→ **What you need to do**
Repeat the listing that follows, character for character, minus the pictures.

→ **Raw data**
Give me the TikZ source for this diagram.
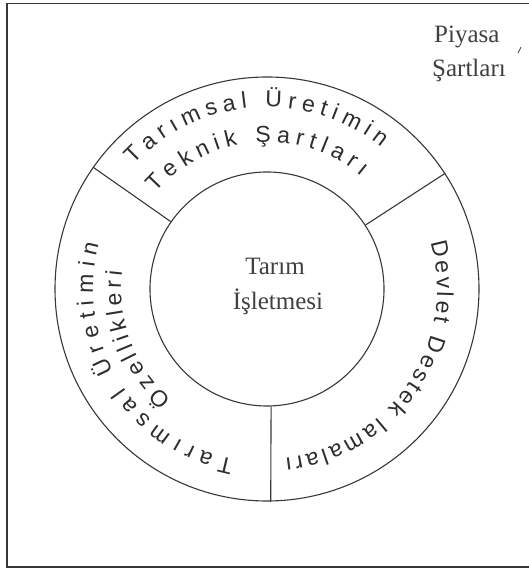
\documentclass[tikz,border=0pt]{standalone}
\usepackage{fontspec}
\setmainfont{Liberation Serif}
\newfontfamily\handfont{Liberation Sans}
\usetikzlibrary{decorations.text}
\newcommand{\hf}{\handfont\fontsize{23}{23}\selectfont}
\begin{document}
\begin{tikzpicture}[x=1pt,y=1pt,
  ln/.style={draw=black!78, line width=1.1pt},
  hand/.style={decorate, decoration={text along path, text align={fit to path}, text color=black!82}},
  printed/.style={font=\fontsize{25}{29}\selectfont, text=black!75, inner sep=0pt}]
\useasboundingbox (0,0) rectangle (529,572);
\fill[white] (0,0) rectangle (529,572);
% frame (right side lies outside the picture)
\draw[ln, line width=1.7pt] (530,568.5) -- (7,568.5) -- (7,5) -- (530,5);
% rings
\coordinate (C) at (267,283);
\node[ln, circle, minimum size=424pt, inner sep=0pt] (outer) at (C) {};
\node[ln, circle, minimum size=234pt, inner sep=0pt] (inner) at (C) {};
\draw[ln] (inner.145.7) -- (outer.145.7);
\draw[ln] (inner.33.3) -- (outer.33.3);
\draw[ln] (inner.-88.5) -- (outer.-89.5);
% centre text
\node[printed, anchor=base] (t1) at (275,297) {Tarım};
\node[printed, anchor=base] (t2) at (278,262) {İşletmesi};
% corner text
\node[printed, anchor=base west] (p1) at (434,529) {Piyasa};
\node[printed, anchor=base west] (p2) at (432,495) {Şartları};
\draw[black!70, line width=0.9pt] (518,519) -- (521,525);
% handwritten texts along the ring (clockwise, letters outward)
\path[hand, decoration={text={|\hf|Tarımsal Üretimin}}]
  ([shift={(C)}]137:182pt) arc[start angle=137, end angle=51, radius=182pt];
\path[hand, decoration={text={|\hf|Teknik Şartları}}]
  ([shift={(C)}]139:147pt) arc[start angle=139, end angle=50, radius=147pt];
\path[hand, decoration={text={|\hf|Devlet Destek lamaları}}]
  ([shift={(C)}]16:170pt) arc[start angle=16, end angle=-84, radius=170pt];
\path[hand, decoration={text={|\hf|Tarımsal Üretimin}}]
  ([shift={(C)}]259:174pt) arc[start angle=259, end angle=165, radius=174pt];
\path[hand, decoration={text={|\hf|Özellikleri}}]
  ([shift={(C)}]229:146pt) arc[start angle=229, end angle=173, radius=146pt];
\end{tikzpicture}
\end{document}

→ **Task result**
Give me the TikZ source for this diagram.
\documentclass[tikz,border=0pt]{standalone}
\usepackage{fontspec}
\setmainfont{Liberation Serif}
\newfontfamily\handfont{Liberation Sans}
\usetikzlibrary{decorations.text}
\newcommand{\hf}{\handfont\fontsize{23}{23}\selectfont}
\begin{document}
\begin{tikzpicture}[x=1pt,y=1pt,
  ln/.style={draw=black!78, line width=1.1pt},
  hand/.style={decorate, decoration={text along path, text align={fit to path}, text color=black!82}},
  printed/.style={font=\fontsize{25}{29}\selectfont, text=black!75, inner sep=0pt}]
\useasboundingbox (0,0) rectangle (529,572);
\fill[white] (0,0) rectangle (529,572);
% frame (right side lies outside the picture)
\draw[ln, line width=1.7pt] (530,568.5) -- (7,568.5) -- (7,5) -- (530,5);
% rings
\coordinate (C) at (267,283);
\node[ln, circle, minimum size=424pt, inner sep=0pt] (outer) at (C) {};
\node[ln, circle, minimum size=234pt, inner sep=0pt] (inner) at (C) {};
\draw[ln] (inner.145.7) -- (outer.145.7);
\draw[ln] (inner.33.3) -- (outer.33.3);
\draw[ln] (inner.-88.5) -- (outer.-89.5);
% centre text
\node[printed, anchor=base] (t1) at (275,297) {Tarım};
\node[printed, anchor=base] (t2) at (278,262) {İşletmesi};
% corner text
\node[printed, anchor=base west] (p1) at (434,529) {Piyasa};
\node[printed, anchor=base west] (p2) at (432,495) {Şartları};
\draw[black!70, line width=0.9pt] (518,519) -- (521,525);
% handwritten texts along the ring (clockwise, letters outward)
\path[hand, decoration={text={|\hf|Tarımsal Üretimin}}]
  ([shift={(C)}]137:182pt) arc[start angle=137, end angle=51, radius=182pt];
\path[hand, decoration={text={|\hf|Teknik Şartları}}]
  ([shift={(C)}]139:147pt) arc[start angle=139, end angle=50, radius=147pt];
\path[hand, decoration={text={|\hf|Devlet Destek lamaları}}]
  ([shift={(C)}]16:170pt) arc[start angle=16, end angle=-84, radius=170pt];
\path[hand, decoration={text={|\hf|Tarımsal Üretimin}}]
  ([shift={(C)}]259:174pt) arc[start angle=259, end angle=165, radius=174pt];
\path[hand, decoration={text={|\hf|Özellikleri}}]
  ([shift={(C)}]229:146pt) arc[start angle=229, end angle=173, radius=146pt];
\end{tikzpicture}
\end{document}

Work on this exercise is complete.